The number of fatal overdoses in British Columbia remained about 100 for the third month in a row in February.

One hundred and two British Columbians died from fatal overdoses last month – a 73% increase over the February 2016.

One bright spot: the number of fatal overdoses actually decreased slightly for the second month in a row – down from 117 in January and 142 in December.

“While I’m very relieved to see that the numbers have not continued to increase over the last two months, we are still losing cherished members of our communities at a terrible rate,” says Lisa Lapointe, BC’s Chief Coroner. “People are dying in far higher numbers than we’ve ever seen, and a slight decrease in fatalities from the previous month should not be seen as any indication that the risk has decreased.”

In fact, Northern Health’s Northern Interior region actually saw an increase – five overdose deaths in February after just one in January. For Northern Health as a whole, there were 52 fatal overdoses in 2016.

Overall, the numbers still point to a continuing deadly trend. In the first two months of 2016, 143 people in the province died from fatal overdoses. In 2017, the total was 219. If these numbers continue, 2017 will far exceed 2016’s death toll – with 109 deaths per month compared to 77.
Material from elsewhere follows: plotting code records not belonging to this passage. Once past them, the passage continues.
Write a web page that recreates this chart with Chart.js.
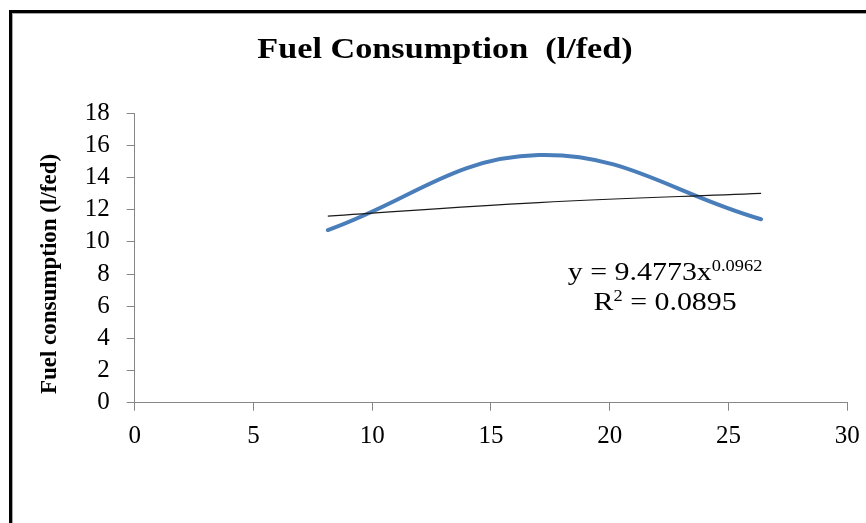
<!DOCTYPE html>
<html>
<head>
<meta charset="utf-8">
<script src="https://cdn.jsdelivr.net/npm/chart.js@4.4.1/dist/chart.umd.min.js"></script>
<style>
  html, body { margin: 0; padding: 0; background: #fff; overflow: hidden; }
  #wrap { position: relative; width: 866px; height: 523px; }
  /* cadre noir (coupé à droite et en bas) */
  #frame { position: absolute; left: 9px; top: 10px; width: 900px; height: 600px;
    border-left: 3px solid #000; border-top: 3px solid #000; pointer-events: none; }
  #frame::after { content: ""; position: absolute; left: 0; top: 0; right: 0; bottom: 0;
    border-left: 1px solid #a6a6a6; border-top: 1px solid #a6a6a6; }
</style>
</head>
<body>
<div id="wrap">
  <canvas id="chart" width="866" height="523"></canvas>
  <div id="frame"></div>
</div>
<script>
// données
const xValues = [8.13, 17.0, 26.37];
const fuelValues = [10.74, 15.4, 11.41];
const trendValues = [11.61, 12.45, 13.02];

const chartTitle = "Fuel Consumption  (l/fed)";
const yTitle = "Fuel consumption (l/fed)";
const equationMain = "y = 9.4773x";
const equationExp = "0.0962";
const rSquaredValue = " = 0.0895";

const serif = '"Liberation Serif", "Times New Roman", serif';

// textes dessinés à la main (titre, axe Y, équation)
const textPlugin = {
  id: "texts",
  afterDraw(chart) {
    const { ctx, scales: { x, y } } = chart;
    ctx.save();
    ctx.fillStyle = "#000";
    ctx.textBaseline = "alphabetic";

    // titre, un peu étiré comme sur l'original
    ctx.save();
    ctx.translate(445, 58);
    ctx.scale(1.14, 1);
    ctx.textAlign = "center";
    ctx.font = "bold 30px " + serif;
    ctx.fillText(chartTitle, 0, 0);
    ctx.restore();

    ctx.save();
    ctx.translate(56, 274);
    ctx.rotate(-Math.PI / 2);
    ctx.textAlign = "center";
    ctx.font = "bold 23px " + serif;
    ctx.fillText(yTitle, 0, 0);
    ctx.restore();

    // équation de la courbe de tendance
    ctx.textAlign = "left";
    const cx = x.getPixelForValue(22.33);
    const b1 = y.getPixelForValue(7.63);
    const b2 = y.getPixelForValue(5.76);
    const big = "26px " + serif, small = "16px " + serif;

    ctx.translate(cx, 0);
    ctx.scale(1.15, 1);

    ctx.font = big;
    const w1 = ctx.measureText(equationMain).width;
    ctx.font = small;
    const w2 = ctx.measureText(equationExp).width;
    let sx = -(w1 + w2) / 2;
    ctx.font = big;
    ctx.fillText(equationMain, sx, b1);
    ctx.font = small;
    ctx.fillText(equationExp, sx + w1, b1 - 9);

    ctx.font = big;
    const wr = ctx.measureText("R").width;
    const we = ctx.measureText(rSquaredValue).width;
    ctx.font = small;
    const w2b = ctx.measureText("2").width;
    sx = -(wr + w2b + we) / 2;
    ctx.font = big;
    ctx.fillText("R", sx, b2);
    ctx.font = small;
    ctx.fillText("2", sx + wr, b2 - 9);
    ctx.font = big;
    ctx.fillText(rSquaredValue, sx + wr + w2b, b2);
    ctx.restore();
  }
};

const axisGrey = "#868686";

chart = new Chart(document.getElementById("chart").getContext("2d"), {
  type: "scatter",
  data: {
    datasets: [
      {
        label: "Power (Fuel)",
        data: xValues.map((v, i) => ({ x: v, y: trendValues[i] })),
        showLine: true,
        borderColor: "#1a1a1a",
        borderWidth: 1.2,
        pointRadius: 0,
        tension: 0.4
      },
      {
        label: "Fuel",
        data: xValues.map((v, i) => ({ x: v, y: fuelValues[i] })),
        showLine: true,
        borderColor: "#4a7ebb",
        borderWidth: 4,
        pointRadius: 0,
        tension: 0.4,
        borderCapStyle: "round"
      }
    ]
  },
  options: {
    responsive: false,
    animation: false,
    layout: { padding: { top: 113.3, right: 18.7, left: 0, bottom: 0 } },
    plugins: { legend: { display: false }, tooltip: { enabled: false } },
    scales: {
      x: {
        type: "linear",
        min: 0, max: 30,
        ticks: { stepSize: 5, color: "#000", padding: 11, maxRotation: 0, autoSkip: false,
          font: { family: serif, size: 25 } },
        grid: { drawOnChartArea: false, color: axisGrey, tickLength: 8 },
        border: { color: axisGrey },
        afterFit(s) { s.height = 120.3; s.paddingRight = 0; s.paddingLeft = 0; }
      },
      y: {
        min: 0, max: 18,
        ticks: { stepSize: 2, color: "#000", padding: 17, autoSkip: false,
          font: { family: serif, size: 25 } },
        grid: { drawOnChartArea: false, color: axisGrey, tickLength: 8 },
        border: { color: axisGrey },
        afterFit(s) { s.width = 134.7; }
      }
    }
  },
  plugins: [textPlugin]
});
</script>
</body>
</html>
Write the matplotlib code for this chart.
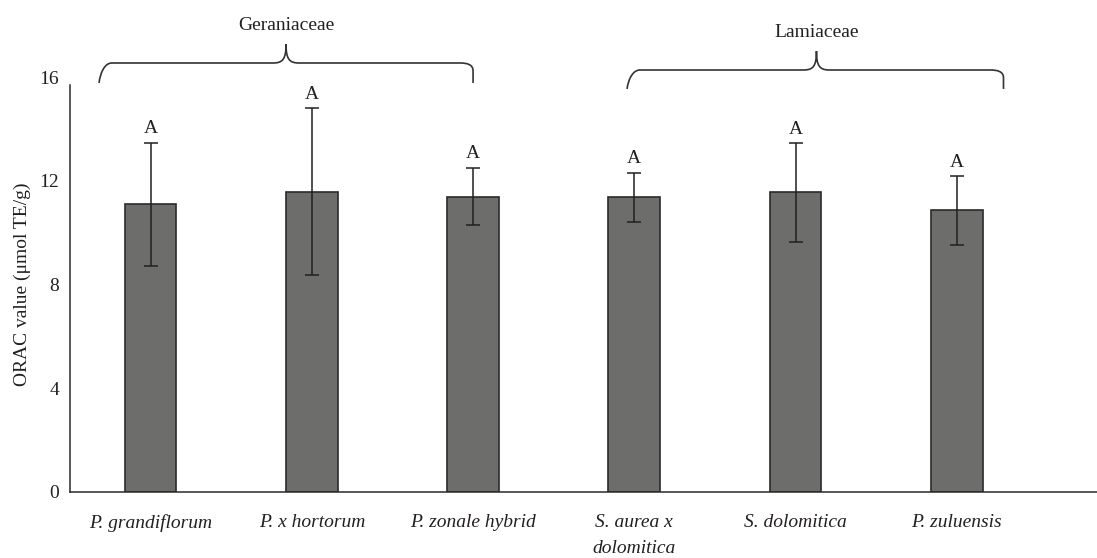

In Prince George, there have been four fatal overdoses so far this year – one in January and three in February.

Men make up 83% of fatal overdoses and 75% are people between the ages of 19 and 49. Cocaine is detected in about half of these deaths, with fentanyl and heroin each showing up in about 40% of cases. In 2014, the majority of overdoses occurred on Saturday and Sunday. Those number have since flattened out. so far in 2017, Mondays are the only weekday to see an average of fewer than 30 overdoses. Saturdays have seen an average of 36 fatal overdoses so far this year.

Coroner Lapointe has also noted that 89% of fatal overdoses happen inside – and most of those occur in homes. Not a single fatal overdose has been recorded at any of the province’s supervised consumption or overdose prevention sites.

“This is evidence that these sites are saving lives. People need to be encouraged to visit these sites as the majority of deaths are occurring when people use illicit substances without medical attention or assistance nearby.”

On February 17, Federal Health Minister Jane Philpott announced $10 million in federal funding for British Columbia, to support the provincial response to the crisis; the provincial government ponied up an additional $5 million. BC contends that it is making progress on the issue.

Philpott also earmarked $65 million over five years to support the national response to opioid overdoses, overdose deaths and actions outlined in the Opioid Action Plan, which includes education initiatives, tighter prescribing practices to reduce access to opioids and better treatment options.

BC declared the opioid overdose crisis a public health emergency in April 2016 after more than 220 people died in the first three months of the year.

There have been so many fatal overdoses that the BC Coroner’s Service has been overwhelmed. In January, Lapointe announced that her office was so behind on testing for fetanyl that it would not be providing an update on fentanyl-related overdoses for December. It now says that an update will be available in April.